Stated problem: Retype every line from the start of the data down to and including the line with "const fmt = (n: number)". Skip the pictures.
begin
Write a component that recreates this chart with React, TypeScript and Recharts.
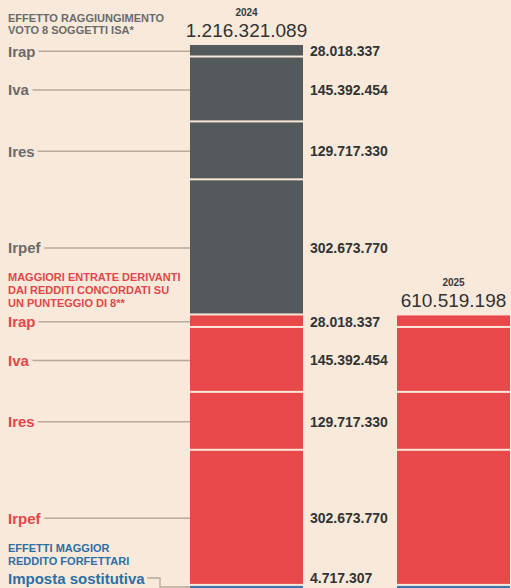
import { BarChart, Bar, XAxis, YAxis, LabelList } from 'recharts';

const years = ['2024', '2025'];
const taxNames = ['Irap', 'Iva', 'Ires', 'Irpef'];
// effetto raggiungimento voto 8 soggetti ISA (per year, in tax order above)
const isaValues = [
  [28018337, 145392454, 129717330, 302673770],
  [0, 0, 0, 0],
];
// maggiori entrate redditi concordati
const concordatoValues = [
  [28018337, 145392454, 129717330, 302673770],
  [28018337, 145392454, 129717330, 302673770],
];
// effetti maggior reddito forfettari
const forfettariValues = [4717307, 4717307];
const forfettariName = 'Imposta sostitutiva';

const groupTitles = {
  isa: ['EFFETTO RAGGIUNGIMENTO', 'VOTO 8 SOGGETTI ISA*'],
  conc: ['MAGGIORI ENTRATE DERIVANTI', 'DAI REDDITI CONCORDATI  SU', 'UN PUNTEGGIO DI 8**'],
  forf: ['EFFETTI MAGGIOR', 'REDDITO FORFETTARI'],
};
// distance from first label to baseline of the last title line
const titleOffset: Record<string, number> = { isa: 17, conc: 15, forf: 13 };

const BG = '#f8e9da';
const GRAY = '#54595b';
const RED = '#e8484a';
const BLUE = '#3a78ab';
const GRAY_TXT = '#6b6b6b';
const RED_TXT = '#e2474b';
const BLUE_TXT = '#2e6ea6';
const LINE = '#b9a999';
const FONT = '"Liberation Sans", Arial, sans-serif';

const fmt = (n: number) => String(n).replace(/\B(?=(\d{3})+(?!\d))/g, '.');

const data = years.map((year, i) => {
  const row: Record<string, any> = { year, forf: forfettariValues[i] };
  taxNames.forEach((t, j) => {
    row['isa_' + t] = isaValues[i][j];
    row['conc_' + t] = concordatoValues[i][j];
  });
  row.total =
    forfettariValues[i] +
    isaValues[i].reduce((a, b) => a + b, 0) +
    concordatoValues[i].reduce((a, b) => a + b, 0);
  return row;
});

// bottom to top
const stackOrder = [
  { key: 'forf', name: forfettariName, group: 'forf', fill: BLUE, txt: BLUE_TXT },
  ...[...taxNames].reverse().map((t) => ({ key: 'conc_' + t, name: t, group: 'conc', fill: RED, txt: RED_TXT })),
  ...[...taxNames].reverse().map((t) => ({ key: 'isa_' + t, name: t, group: 'isa', fill: GRAY, txt: GRAY_TXT })),
];

const topKeyFor = (i: number) => {
  for (let k = stackOrder.length - 1; k >= 0; k--) {
    if (data[i][stackOrder[k].key] > 0) return stackOrder[k].key;
  }
  return '';
};

const makeShape = (gap: number) => (props: any) => {
  const { x, y, width, height, fill } = props;
  if (!height || height <= 0) return <g />;
  return <rect x={x} y={y} width={width} height={Math.max(height - gap, 1)} fill={fill} />;
};

const makeLabel = (s: (typeof stackOrder)[number]) => (props: any) => {
  const vb = props.viewBox ?? props;
  const x = Number(vb.x ?? props.x);
  const y = Number(vb.y ?? props.y);
  const width = Number(vb.width ?? props.width);
  const height = Number(vb.height ?? props.height);
  const index = props.index ?? (x < 300 ? 0 : 1);
  const els: any[] = [];
  const isTop = topKeyFor(index) === s.key;

  if (isTop) {
    const cx = x + width / 2;
    els.push(
      <text key="yr" x={cx} y={y - 29} textAnchor="middle" fontSize={10} fontWeight="bold" fill="#3a3a3a" fontFamily={FONT}>
        {years[index]}
      </text>,
      <text key="tot" x={cx} y={y - 8} textAnchor="middle" fontSize={19} fill="#333" fontFamily={FONT}>
        {fmt(data[index].total)}
      </text>
    );
  }

  if (index === 0 && data[0][s.key] > 0) {
    const isForf = s.group === 'forf';
    const cy = isForf ? y + height - 10 : y + height / 2;
    if (isForf) {
      els.push(
        <path key="ln" d={`M 8 ${cy} H 160 V ${y + height - 1} H ${x}`} stroke={LINE} strokeWidth={1.3} fill="none" />
      );
    } else {
      els.push(<line key="ln" x1={8} x2={x} y1={cy} y2={cy} stroke={LINE} strokeWidth={1.5} />);
    }
    els.push(
      <text
        key="nm"
        x={8}
        y={cy}
        dominantBaseline="central"
        fontSize={15}
        fontWeight="bold"
        fill={s.txt}
        stroke={BG}
        strokeWidth={7}
        paintOrder="stroke"
        fontFamily={FONT}
      >
        {s.name}
      </text>,
      <text key="val" x={x + width + 7} y={cy} dominantBaseline="central" fontSize={14} fontWeight="bold" fill="#333" fontFamily={FONT}>
        {fmt(data[0][s.key])}
      </text>
    );
    // group title above the first label of each group
    const first = s.group === 'forf' ? 'forf' : s.group + '_Irap';
    if (s.key === first) {
      const lines = groupTitles[s.group as keyof typeof groupTitles];
      lines.forEach((l, k) => {
        els.push(
          <text
            key={'t' + k}
            x={8}
            y={cy - titleOffset[s.group] - (lines.length - 1 - k) * 12.7}
            fontSize={11}
            fontWeight="bold"
            fill={s.txt}
            fontFamily={FONT}
          >
            {l}
          </text>
        );
      });
    }
  }
  return <g>{els}</g>;
};

export default function App() {
  return (
    <div style={{ position: 'absolute', left: 0, top: 0, width: 511, height: 588, overflow: 'hidden', background: BG }}>
      <BarChart width={557} height={588} data={data} margin={{ top: 45, right: 0, bottom: 0, left: 143 }}>
        <XAxis dataKey="year" hide />
        <YAxis hide domain={[0, 'dataMax']} />
        {stackOrder.map((s) => (
          <Bar
            key={s.key}
            dataKey={s.key}
            stackId="a"
            fill={s.fill}
            barSize={113}
            isAnimationActive={false}
            shape={makeShape(s.key === 'forf' ? 0 : 2)}
          >
            <LabelList dataKey={s.key} content={makeLabel(s)} />
          </Bar>
        ))}
      </BarChart>
    </div>
  );
}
end
Written solution:
Write a component that recreates this chart with React, TypeScript and Recharts.
import { BarChart, Bar, XAxis, YAxis, LabelList } from 'recharts';

const years = ['2024', '2025'];
const taxNames = ['Irap', 'Iva', 'Ires', 'Irpef'];
// effetto raggiungimento voto 8 soggetti ISA (per year, in tax order above)
const isaValues = [
  [28018337, 145392454, 129717330, 302673770],
  [0, 0, 0, 0],
];
// maggiori entrate redditi concordati
const concordatoValues = [
  [28018337, 145392454, 129717330, 302673770],
  [28018337, 145392454, 129717330, 302673770],
];
// effetti maggior reddito forfettari
const forfettariValues = [4717307, 4717307];
const forfettariName = 'Imposta sostitutiva';

const groupTitles = {
  isa: ['EFFETTO RAGGIUNGIMENTO', 'VOTO 8 SOGGETTI ISA*'],
  conc: ['MAGGIORI ENTRATE DERIVANTI', 'DAI REDDITI CONCORDATI  SU', 'UN PUNTEGGIO DI 8**'],
  forf: ['EFFETTI MAGGIOR', 'REDDITO FORFETTARI'],
};
// distance from first label to baseline of the last title line
const titleOffset: Record<string, number> = { isa: 17, conc: 15, forf: 13 };

const BG = '#f8e9da';
const GRAY = '#54595b';
const RED = '#e8484a';
const BLUE = '#3a78ab';
const GRAY_TXT = '#6b6b6b';
const RED_TXT = '#e2474b';
const BLUE_TXT = '#2e6ea6';
const LINE = '#b9a999';
const FONT = '"Liberation Sans", Arial, sans-serif';

const fmt = (n: number) => String(n).replace(/\B(?=(\d{3})+(?!\d))/g, '.');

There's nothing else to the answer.